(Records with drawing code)
******************************

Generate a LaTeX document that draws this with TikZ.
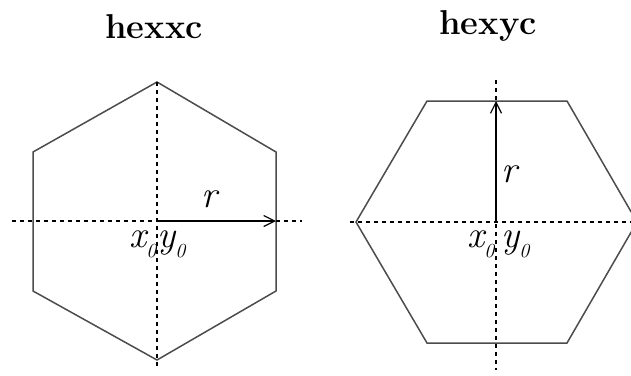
\documentclass[tikz,border=0pt]{standalone}
\usepackage{fontspec}
\usetikzlibrary{arrows.meta}
\newcommand{\sbz}{\raisebox{-10pt}{\fontsize{20}{20}\selectfont 0}}
\begin{document}
\begin{tikzpicture}[x=1pt,y=-1pt,
  hex/.style={draw=black!70, line width=1.5pt, line join=miter},
  axis/.style={draw=black, line width=1.6pt, dash pattern=on 4pt off 4pt},
  radius/.style={draw=black, line width=1.5pt, -{Straight Barb[length=11pt,width=11pt,line width=1.2pt]}},
  ttl/.style={font=\fontsize{34.5}{34.5}\selectfont\bfseries, inner sep=0pt, anchor=base},
  lbl/.style={font=\fontsize{38}{38}\selectfont\itshape, inner sep=0pt, anchor=base west}]
\useasboundingbox (0,0) rectangle (631,375);

% ---------- left: hexxc ----------
\node[ttl] (t1) at (154,38) {hexxc};
\coordinate (c1) at (157,221);
\coordinate (a1) at (157,82);
\coordinate (b1) at (276,152);
\coordinate (d1) at (276,291);
\coordinate (e1) at (157,360);
\coordinate (f1) at (33,291);
\coordinate (g1) at (33,152);
\draw[hex] (a1) -- (b1) -- (d1) -- (e1) -- (f1) -- (g1) -- cycle;
\coordinate (h1l) at (12,221);
\coordinate (h1r) at (302,221);
\coordinate (v1t) at (157,82);
\coordinate (v1b) at (157,368);
\draw[axis] (h1l) -- (h1r);
\draw[axis] (v1t) -- (v1b);
\coordinate (r1) at (276,221);
\draw[radius] (c1) -- (r1);
\node[lbl] (rl1) at (201,207) {r};
\node[lbl] (xy1) at (129,247) {x\sbz\hspace{1pt}y\sbz};

% ---------- right: hexyc ----------
\node[ttl] (t2) at (488,34) {hexyc};
\coordinate (c2) at (496,222);
\coordinate (a2) at (356,222);
\coordinate (b2) at (427,101);
\coordinate (d2) at (567,101);
\coordinate (e2) at (637,222);
\coordinate (f2) at (567,343);
\coordinate (g2) at (427,343);
\draw[hex] (a2) -- (b2) -- (d2) -- (e2) -- (f2) -- (g2) -- cycle;
\coordinate (h2l) at (350,222);
\coordinate (h2r) at (640,222);
\coordinate (v2t) at (496,80);
\coordinate (v2b) at (496,370);
\draw[axis] (h2l) -- (h2r);
\draw[axis] (v2t) -- (v2b);
\coordinate (r2) at (496,101);
\draw[radius] (c2) -- (r2);
\node[lbl] (rl2) at (501,182) {r};
\node[lbl] (xy2) at (467,247) {x\sbz\hspace{7pt}y\sbz};
\end{tikzpicture}
\end{document}
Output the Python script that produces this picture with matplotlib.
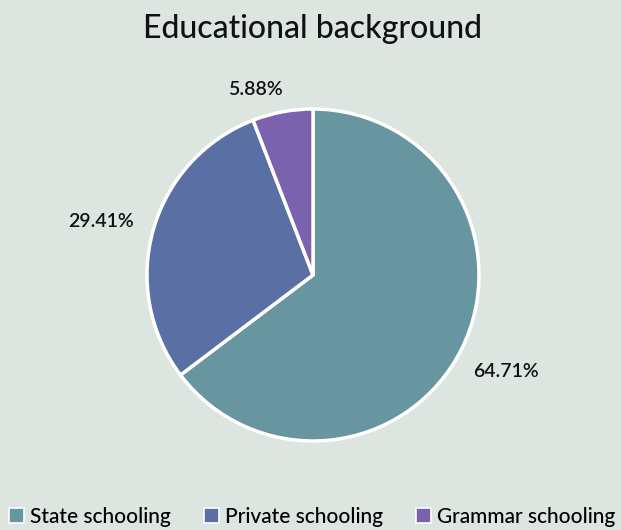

******************************

■ TASK TO CARRY OUT ■
Transcribe the entries from their first line to the line that holds "(xy1) at (129,247)", both included, and skip every picture.

■ FINAL RESULT ■
Generate a LaTeX document that draws this with TikZ.
\documentclass[tikz,border=0pt]{standalone}
\usepackage{fontspec}
\usetikzlibrary{arrows.meta}
\newcommand{\sbz}{\raisebox{-10pt}{\fontsize{20}{20}\selectfont 0}}
\begin{document}
\begin{tikzpicture}[x=1pt,y=-1pt,
  hex/.style={draw=black!70, line width=1.5pt, line join=miter},
  axis/.style={draw=black, line width=1.6pt, dash pattern=on 4pt off 4pt},
  radius/.style={draw=black, line width=1.5pt, -{Straight Barb[length=11pt,width=11pt,line width=1.2pt]}},
  ttl/.style={font=\fontsize{34.5}{34.5}\selectfont\bfseries, inner sep=0pt, anchor=base},
  lbl/.style={font=\fontsize{38}{38}\selectfont\itshape, inner sep=0pt, anchor=base west}]
\useasboundingbox (0,0) rectangle (631,375);

% ---------- left: hexxc ----------
\node[ttl] (t1) at (154,38) {hexxc};
\coordinate (c1) at (157,221);
\coordinate (a1) at (157,82);
\coordinate (b1) at (276,152);
\coordinate (d1) at (276,291);
\coordinate (e1) at (157,360);
\coordinate (f1) at (33,291);
\coordinate (g1) at (33,152);
\draw[hex] (a1) -- (b1) -- (d1) -- (e1) -- (f1) -- (g1) -- cycle;
\coordinate (h1l) at (12,221);
\coordinate (h1r) at (302,221);
\coordinate (v1t) at (157,82);
\coordinate (v1b) at (157,368);
\draw[axis] (h1l) -- (h1r);
\draw[axis] (v1t) -- (v1b);
\coordinate (r1) at (276,221);
\draw[radius] (c1) -- (r1);
\node[lbl] (rl1) at (201,207) {r};
\node[lbl] (xy1) at (129,247) {x\sbz\hspace{1pt}y\sbz};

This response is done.